Output each entry below as it stands, leaving out every picture.

→ Code that draws figures:

::::::::::

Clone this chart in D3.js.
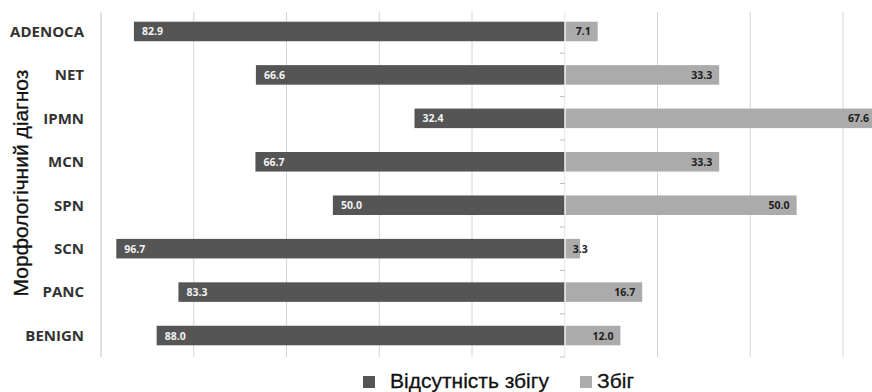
<!DOCTYPE html>
<html>
<head>
<meta charset="utf-8">
<script src="https://cdn.jsdelivr.net/npm/d3@7"></script>
<style>
  html, body { margin: 0; padding: 0; background: #fff; }
  svg { display: block; }
</style>
</head>
<body>
<svg id="chart" width="872" height="392"></svg>
<script>
// ---- data ----
const categories = ["ADENOCA", "NET", "IPMN", "MCN", "SPN", "SCN", "PANC", "BENIGN"];
// bar lengths as drawn in the reference (ADENOCA bar is drawn at ~92.9 while labelled 82.9)
const noMatch = [92.9, 66.6, 32.4, 66.7, 50.0, 96.7, 83.3, 88.0];
const noMatchLabels = ["82.9", "66.6", "32.4", "66.7", "50.0", "96.7", "83.3", "88.0"];
const match = [7.1, 33.3, 67.6, 33.3, 50.0, 3.3, 16.7, 12.0];
const matchLabels = ["7.1", "33.3", "67.6", "33.3", "50.0", "3.3", "16.7", "12.0"];
const gridTicks = [-100, -80, -60, -40, -20, 20, 40, 60];
const seriesNames = ["Відсутність збігу", "Збіг"];
const axisTitle = "Морфологічний діагноз";

// ---- layout ----
const svg = d3.select("#chart");
const colors = ["#555555", "#ababab"];

const x = d3.scaleLinear().domain([-100, 60]).range([101, 843]);
const y = d3.scaleBand().domain(categories).range([9.75, 357.25])
  .paddingInner(0.55).paddingOuter(0.275);

const gridTop = 12, gridBottom = 357;

// grid lines
svg.append("g").selectAll("line").data(gridTicks).join("line")
  .attr("x1", d => x(d)).attr("x2", d => x(d))
  .attr("y1", gridTop).attr("y2", gridBottom)
  .attr("stroke", d => d === -100 ? "#c4c4c4" : "#d4d4d4")
  .attr("stroke-width", 1);

// center axis (faint) with ticks between categories
svg.append("line")
  .attr("x1", x(0)).attr("x2", x(0))
  .attr("y1", gridTop).attr("y2", gridBottom)
  .attr("stroke", "#e6e6e6");
const boundaries = categories.slice(0, -1).map(c => y(c) + y.bandwidth() + (y.step() - y.bandwidth()) / 2);
boundaries.push(gridBottom);
svg.append("g").selectAll("line").data(boundaries).join("line")
  .attr("x1", x(0) - 5).attr("x2", x(0))
  .attr("y1", d => d).attr("y2", d => d)
  .attr("stroke", "#bdbdbd");

// bars
const rows = categories.map((c, i) => ({ c, nm: noMatch[i], nmL: noMatchLabels[i], m: match[i], mL: matchLabels[i] }));

svg.append("g").selectAll("rect").data(rows).join("rect")
  .attr("x", d => x(-d.nm))
  .attr("width", d => x(0) - x(-d.nm) - 0.5)
  .attr("y", d => y(d.c))
  .attr("height", y.bandwidth())
  .attr("fill", colors[0]);

svg.append("g").selectAll("rect").data(rows).join("rect")
  .attr("x", x(0) + 1)
  .attr("width", d => x(d.m) - x(0) - 1)
  .attr("y", d => y(d.c))
  .attr("height", y.bandwidth())
  .attr("fill", colors[1]);

// value labels
const valFont = "'Open Sans', sans-serif";
svg.append("g").selectAll("text").data(rows).join("text")
  .attr("x", d => x(-d.nm) + 8)
  .attr("y", d => y(d.c) + y.bandwidth() / 2 + 4)
  .attr("font-family", valFont).attr("font-weight", 700).attr("font-size", 10.5)
  .attr("fill", "#f2f2f2")
  .text(d => d.nmL);

const rl = svg.append("g").selectAll("text").data(rows).join("text")
  .attr("y", d => y(d.c) + y.bandwidth() / 2 + 4)
  .attr("text-anchor", "end")
  .attr("font-family", valFont).attr("font-weight", 700).attr("font-size", 10.5)
  .attr("fill", "#1e1e1e")
  .text(d => d.mL);
rl.attr("x", function(d) {
  const w = this.getComputedTextLength();
  return Math.min(Math.max(x(d.m) - 7, x(0) + 8 + w), 869);
});

// category labels
svg.append("g").selectAll("text").data(categories).join("text")
  .attr("x", 84)
  .attr("y", d => y(d) + y.bandwidth() / 2 + 5.3)
  .attr("text-anchor", "end")
  .attr("font-family", "'Open Sans', sans-serif").attr("font-weight", 700).attr("font-size", 15)
  .attr("fill", "#333333")
  .text(d => d);

// y axis title
svg.append("text")
  .attr("transform", "translate(28,183) rotate(-90)")
  .attr("text-anchor", "middle")
  .attr("font-family", "'Liberation Sans', Arial, sans-serif")
  .attr("font-size", 21)
  .attr("fill", "#111")
  .attr("stroke", "#111").attr("stroke-width", 0.3)
  .text(axisTitle);

// legend
const legendPos = [{ sx: 363, tx: 390 }, { sx: 580, tx: 597 }];
const lg = svg.append("g").selectAll("g").data(seriesNames).join("g");
lg.append("rect")
  .attr("x", (d, i) => legendPos[i].sx).attr("y", 376)
  .attr("width", 12).attr("height", 12)
  .attr("fill", (d, i) => colors[i]);
lg.append("text")
  .attr("x", (d, i) => legendPos[i].tx).attr("y", 388)
  .attr("font-family", "'Liberation Sans', Arial, sans-serif")
  .attr("font-size", 21)
  .attr("fill", "#111")
  .attr("stroke", "#111").attr("stroke-width", 0.3)
  .text(d => d);
</script>
</body>
</html>
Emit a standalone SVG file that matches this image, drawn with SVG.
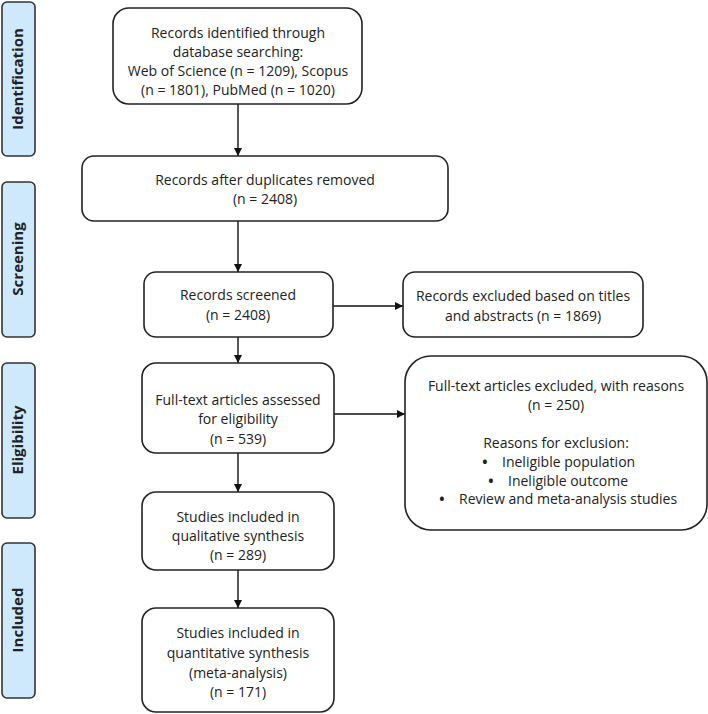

::::::::::

→ Solution for this task:
Clone this chart in D3.js.
<!DOCTYPE html>
<html>
<head>
<meta charset="utf-8">
<script src="https://cdn.jsdelivr.net/npm/d3@7"></script>
<style>
  html, body { margin: 0; padding: 0; background: #fff; }
  svg { display: block; }
</style>
</head>
<body>
<svg id="chart" width="872" height="392"></svg>
<script>
// ---- data ----
const categories = ["ADENOCA", "NET", "IPMN", "MCN", "SPN", "SCN", "PANC", "BENIGN"];
// bar lengths as drawn in the reference (ADENOCA bar is drawn at ~92.9 while labelled 82.9)
const noMatch = [92.9, 66.6, 32.4, 66.7, 50.0, 96.7, 83.3, 88.0];
const noMatchLabels = ["82.9", "66.6", "32.4", "66.7", "50.0", "96.7", "83.3", "88.0"];
const match = [7.1, 33.3, 67.6, 33.3, 50.0, 3.3, 16.7, 12.0];
const matchLabels = ["7.1", "33.3", "67.6", "33.3", "50.0", "3.3", "16.7", "12.0"];
const gridTicks = [-100, -80, -60, -40, -20, 20, 40, 60];
const seriesNames = ["Відсутність збігу", "Збіг"];
const axisTitle = "Морфологічний діагноз";

// ---- layout ----
const svg = d3.select("#chart");
const colors = ["#555555", "#ababab"];

const x = d3.scaleLinear().domain([-100, 60]).range([101, 843]);
const y = d3.scaleBand().domain(categories).range([9.75, 357.25])
  .paddingInner(0.55).paddingOuter(0.275);

const gridTop = 12, gridBottom = 357;

// grid lines
svg.append("g").selectAll("line").data(gridTicks).join("line")
  .attr("x1", d => x(d)).attr("x2", d => x(d))
  .attr("y1", gridTop).attr("y2", gridBottom)
  .attr("stroke", d => d === -100 ? "#c4c4c4" : "#d4d4d4")
  .attr("stroke-width", 1);

// center axis (faint) with ticks between categories
svg.append("line")
  .attr("x1", x(0)).attr("x2", x(0))
  .attr("y1", gridTop).attr("y2", gridBottom)
  .attr("stroke", "#e6e6e6");
const boundaries = categories.slice(0, -1).map(c => y(c) + y.bandwidth() + (y.step() - y.bandwidth()) / 2);
boundaries.push(gridBottom);
svg.append("g").selectAll("line").data(boundaries).join("line")
  .attr("x1", x(0) - 5).attr("x2", x(0))
  .attr("y1", d => d).attr("y2", d => d)
  .attr("stroke", "#bdbdbd");

// bars
const rows = categories.map((c, i) => ({ c, nm: noMatch[i], nmL: noMatchLabels[i], m: match[i], mL: matchLabels[i] }));

svg.append("g").selectAll("rect").data(rows).join("rect")
  .attr("x", d => x(-d.nm))
  .attr("width", d => x(0) - x(-d.nm) - 0.5)
  .attr("y", d => y(d.c))
  .attr("height", y.bandwidth())
  .attr("fill", colors[0]);

svg.append("g").selectAll("rect").data(rows).join("rect")
  .attr("x", x(0) + 1)
  .attr("width", d => x(d.m) - x(0) - 1)
  .attr("y", d => y(d.c))
  .attr("height", y.bandwidth())
  .attr("fill", colors[1]);

// value labels
const valFont = "'Open Sans', sans-serif";
svg.append("g").selectAll("text").data(rows).join("text")
  .attr("x", d => x(-d.nm) + 8)
  .attr("y", d => y(d.c) + y.bandwidth() / 2 + 4)
  .attr("font-family", valFont).attr("font-weight", 700).attr("font-size", 10.5)
  .attr("fill", "#f2f2f2")
  .text(d => d.nmL);

const rl = svg.append("g").selectAll("text").data(rows).join("text")
  .attr("y", d => y(d.c) + y.bandwidth() / 2 + 4)
  .attr("text-anchor", "end")
  .attr("font-family", valFont).attr("font-weight", 700).attr("font-size", 10.5)
  .attr("fill", "#1e1e1e")
  .text(d => d.mL);
rl.attr("x", function(d) {
  const w = this.getComputedTextLength();
  return Math.min(Math.max(x(d.m) - 7, x(0) + 8 + w), 869);
});

// category labels
svg.append("g").selectAll("text").data(categories).join("text")
  .attr("x", 84)
  .attr("y", d => y(d) + y.bandwidth() / 2 + 5.3)
  .attr("text-anchor", "end")
  .attr("font-family", "'Open Sans', sans-serif").attr("font-weight", 700).attr("font-size", 15)
  .attr("fill", "#333333")
  .text(d => d);

// y axis title
svg.append("text")
  .attr("transform", "translate(28,183) rotate(-90)")
  .attr("text-anchor", "middle")
  .attr("font-family", "'Liberation Sans', Arial, sans-serif")
  .attr("font-size", 21)
  .attr("fill", "#111")
  .attr("stroke", "#111").attr("stroke-width", 0.3)
  .text(axisTitle);

// legend
const legendPos = [{ sx: 363, tx: 390 }, { sx: 580, tx: 597 }];
const lg = svg.append("g").selectAll("g").data(seriesNames).join("g");
lg.append("rect")
  .attr("x", (d, i) => legendPos[i].sx).attr("y", 376)
  .attr("width", 12).attr("height", 12)
  .attr("fill", (d, i) => colors[i]);
lg.append("text")
  .attr("x", (d, i) => legendPos[i].tx).attr("y", 388)
  .attr("font-family", "'Liberation Sans', Arial, sans-serif")
  .attr("font-size", 21)
  .attr("fill", "#111")
  .attr("stroke", "#111").attr("stroke-width", 0.3)
  .text(d => d);
</script>
</body>
</html>
Emit a standalone SVG file that matches this image, drawn with SVG.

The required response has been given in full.